Sehubungan dengan hal itu, lebih jauh Lefevere (1977: 49) menilai bahwa secara keseluruhan hermeneutika dialektik yang dirumuskan Apel sebenarnya cenderung mengintegrasikan berbagai komponen yang tidak berhubungan dengan hermeneutika itu sendiri secara tradisional. Apel tampakanya mencoba memadukan antara penjelasan (erklaren) dan pemahaman (verstehen); keduanya harus saling mengimplikasikan dan melengkapi satu sama lain. Ia menyatakan bahwa tidak seorang pun dapat memahami (verstehen) sesuatu tanpa pengetahuan faktual secara potensial.

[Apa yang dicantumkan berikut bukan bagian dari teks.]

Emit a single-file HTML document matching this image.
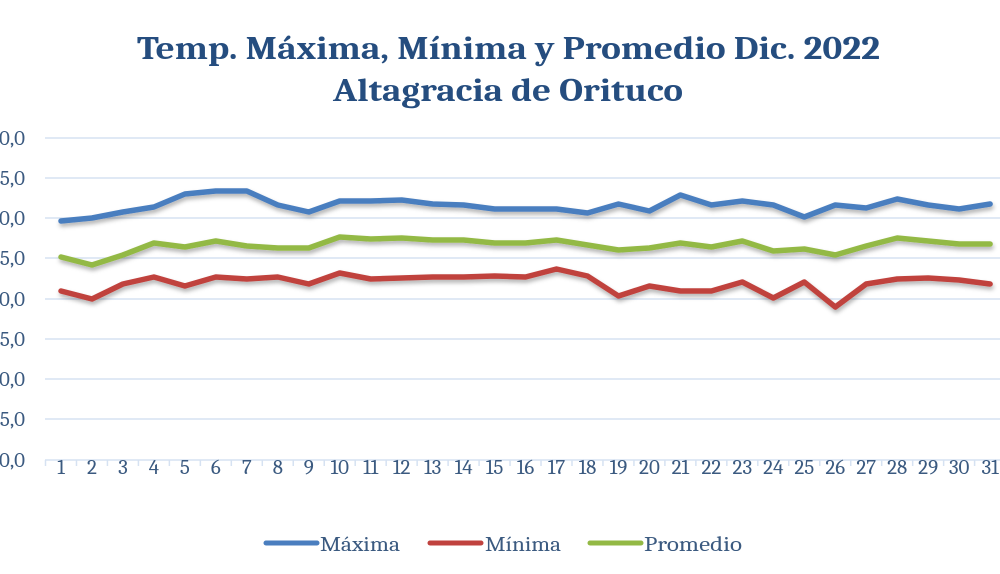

Dengan demikian, pandangan Apel tersebut sebenarnya mengandung dualitas. Di satu sisi, tidak ada ilmuwan alam yang dapat menjelaskan sesuatu secara potensial. Di sisi lain, sekaligus tidak ada ilmuwan alam yang dapat menjelaskan sesuatu secara potensial tanpa pemahaman intersubjektif. Dalam hal ini teranglah bahwa “penjelasan” dan pemahaman” dibutuhkan, baik pada ilmu-ilmu sosial dan kemanusiaan (geistewissenschaften) maupun ilmu-ilmu alam (naturwissen-shacften) (Lefevere, 1977: 49). Pandangan Apel itu dapat dinilai sebagai pikiran modern, karena dia mencoba mempertemukan kedua kutub tersebut sebagaimana yang juga diakui oleh Madison (1988: 40). Secara umum, hal ini dipertimbangkan sebagai masalah dalam filsafat ilmu (filsafat pengetahuan).
Masalah inilah yang banyak dikupas secara panjang lebar oleh Madison. Dia mengungkapkan bagaimana pandangan Apel dan sumbangan Husserl. Pada intinya, Madison (1988: 47-48) menyatakan bahwa penjelasan bukanlah sesuatu yang berlawanan dengan pemahaman. Selanjutnya, dalam sudut pandang hermeneutika, Ia mengatakan bahwa penjelasan bukanlah suatu yang secara murni atau semata-mata berlawanan dengan pemahaman, dan bukan pula merupakan suatu yang bisa menggantikan pemahaman secara keseluruhan.Penjelasan lebih merupakan tatanan penting dan sah dalam pemahaman yang tujuan akhirnya adalah pemahaman diri (Madison, 1988: 49).
Inti varian hermeneutika dialektik tersebut yang tidak mempertentangkan penjelasan dengan pemahaman sejalan dengan pandangan Valdes (1987: 57-59) yang menganggap penting penjelasan dan pemahaman untuk menjelaskan prinsip interpretasi dalam beberapa teori utamanya, yakni teori historis, formalis, hermeneutika filosofis, dan poststrukturalis atau dekonstruksi.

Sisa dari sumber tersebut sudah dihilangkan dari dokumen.